>> Start Dataset content

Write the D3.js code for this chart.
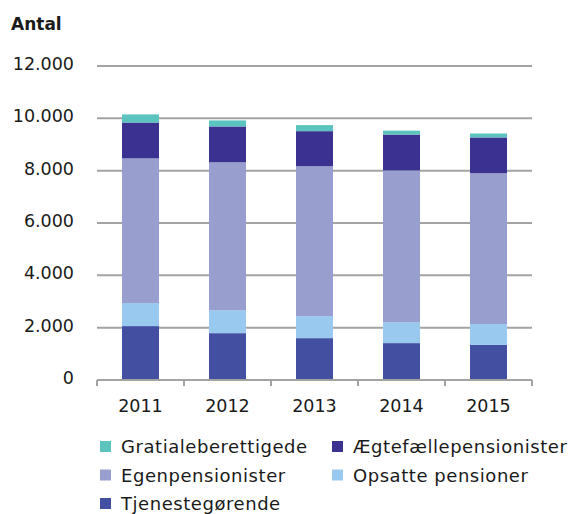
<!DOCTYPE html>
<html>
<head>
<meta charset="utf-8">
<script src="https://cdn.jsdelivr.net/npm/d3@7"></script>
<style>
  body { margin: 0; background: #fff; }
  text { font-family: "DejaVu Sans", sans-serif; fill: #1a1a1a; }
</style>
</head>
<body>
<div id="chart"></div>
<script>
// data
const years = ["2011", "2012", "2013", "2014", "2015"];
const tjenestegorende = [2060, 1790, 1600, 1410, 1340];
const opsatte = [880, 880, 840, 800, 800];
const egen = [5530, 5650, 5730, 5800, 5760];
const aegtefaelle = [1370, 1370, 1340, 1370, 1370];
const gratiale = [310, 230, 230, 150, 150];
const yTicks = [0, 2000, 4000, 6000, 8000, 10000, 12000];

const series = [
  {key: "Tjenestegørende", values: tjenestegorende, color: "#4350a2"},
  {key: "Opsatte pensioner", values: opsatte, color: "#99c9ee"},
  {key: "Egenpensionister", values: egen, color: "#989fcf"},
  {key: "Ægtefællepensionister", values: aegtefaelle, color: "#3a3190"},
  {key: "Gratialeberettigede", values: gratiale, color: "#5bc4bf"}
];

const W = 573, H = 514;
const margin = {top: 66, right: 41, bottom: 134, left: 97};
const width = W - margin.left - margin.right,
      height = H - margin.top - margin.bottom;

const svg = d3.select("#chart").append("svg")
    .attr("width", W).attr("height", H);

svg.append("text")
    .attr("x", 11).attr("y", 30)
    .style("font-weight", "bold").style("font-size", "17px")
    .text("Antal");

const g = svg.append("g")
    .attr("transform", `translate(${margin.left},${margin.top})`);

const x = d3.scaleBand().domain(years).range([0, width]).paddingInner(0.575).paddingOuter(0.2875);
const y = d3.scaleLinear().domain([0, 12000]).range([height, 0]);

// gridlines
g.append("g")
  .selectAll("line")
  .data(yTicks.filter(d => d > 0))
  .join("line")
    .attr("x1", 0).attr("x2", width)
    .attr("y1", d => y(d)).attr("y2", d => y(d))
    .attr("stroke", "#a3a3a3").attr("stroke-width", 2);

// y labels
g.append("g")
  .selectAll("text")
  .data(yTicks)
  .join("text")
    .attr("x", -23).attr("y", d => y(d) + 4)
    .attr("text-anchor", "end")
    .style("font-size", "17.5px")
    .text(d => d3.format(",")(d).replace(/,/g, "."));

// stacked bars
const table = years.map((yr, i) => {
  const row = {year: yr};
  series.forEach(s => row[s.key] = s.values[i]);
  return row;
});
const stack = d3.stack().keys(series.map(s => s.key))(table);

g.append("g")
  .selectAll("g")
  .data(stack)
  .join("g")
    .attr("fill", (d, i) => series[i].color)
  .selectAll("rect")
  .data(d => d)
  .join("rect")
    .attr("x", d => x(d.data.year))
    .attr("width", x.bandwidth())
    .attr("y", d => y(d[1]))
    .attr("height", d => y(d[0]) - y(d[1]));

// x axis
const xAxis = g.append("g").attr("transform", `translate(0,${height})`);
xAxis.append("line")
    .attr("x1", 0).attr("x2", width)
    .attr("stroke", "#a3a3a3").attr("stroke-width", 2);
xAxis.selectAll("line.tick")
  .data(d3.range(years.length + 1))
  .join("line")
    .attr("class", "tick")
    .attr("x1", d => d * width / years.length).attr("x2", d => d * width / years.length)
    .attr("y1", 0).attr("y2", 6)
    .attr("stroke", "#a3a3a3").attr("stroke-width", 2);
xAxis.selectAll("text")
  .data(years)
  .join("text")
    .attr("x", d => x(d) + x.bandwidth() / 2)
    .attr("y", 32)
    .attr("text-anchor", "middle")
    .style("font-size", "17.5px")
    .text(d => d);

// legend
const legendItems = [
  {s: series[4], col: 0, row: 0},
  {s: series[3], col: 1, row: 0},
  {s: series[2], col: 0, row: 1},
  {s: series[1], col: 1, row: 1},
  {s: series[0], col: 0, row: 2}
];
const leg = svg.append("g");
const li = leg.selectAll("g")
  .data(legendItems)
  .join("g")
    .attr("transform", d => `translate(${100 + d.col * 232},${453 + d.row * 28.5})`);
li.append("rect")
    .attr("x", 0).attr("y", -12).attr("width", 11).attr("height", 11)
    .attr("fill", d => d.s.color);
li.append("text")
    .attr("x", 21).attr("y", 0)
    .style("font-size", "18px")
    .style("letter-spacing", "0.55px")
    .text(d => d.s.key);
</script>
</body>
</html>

>> End Dataset content

Repeat only the lines from the beginning of the material through the line containing "const yTicks = [0, 2000, 4000, 6000, 8000, 10000, 12000];", both ends kept, leaving pictures out.

Write the D3.js code for this chart.
<!DOCTYPE html>
<html>
<head>
<meta charset="utf-8">
<script src="https://cdn.jsdelivr.net/npm/d3@7"></script>
<style>
  body { margin: 0; background: #fff; }
  text { font-family: "DejaVu Sans", sans-serif; fill: #1a1a1a; }
</style>
</head>
<body>
<div id="chart"></div>
<script>
// data
const years = ["2011", "2012", "2013", "2014", "2015"];
const tjenestegorende = [2060, 1790, 1600, 1410, 1340];
const opsatte = [880, 880, 840, 800, 800];
const egen = [5530, 5650, 5730, 5800, 5760];
const aegtefaelle = [1370, 1370, 1340, 1370, 1370];
const gratiale = [310, 230, 230, 150, 150];
const yTicks = [0, 2000, 4000, 6000, 8000, 10000, 12000];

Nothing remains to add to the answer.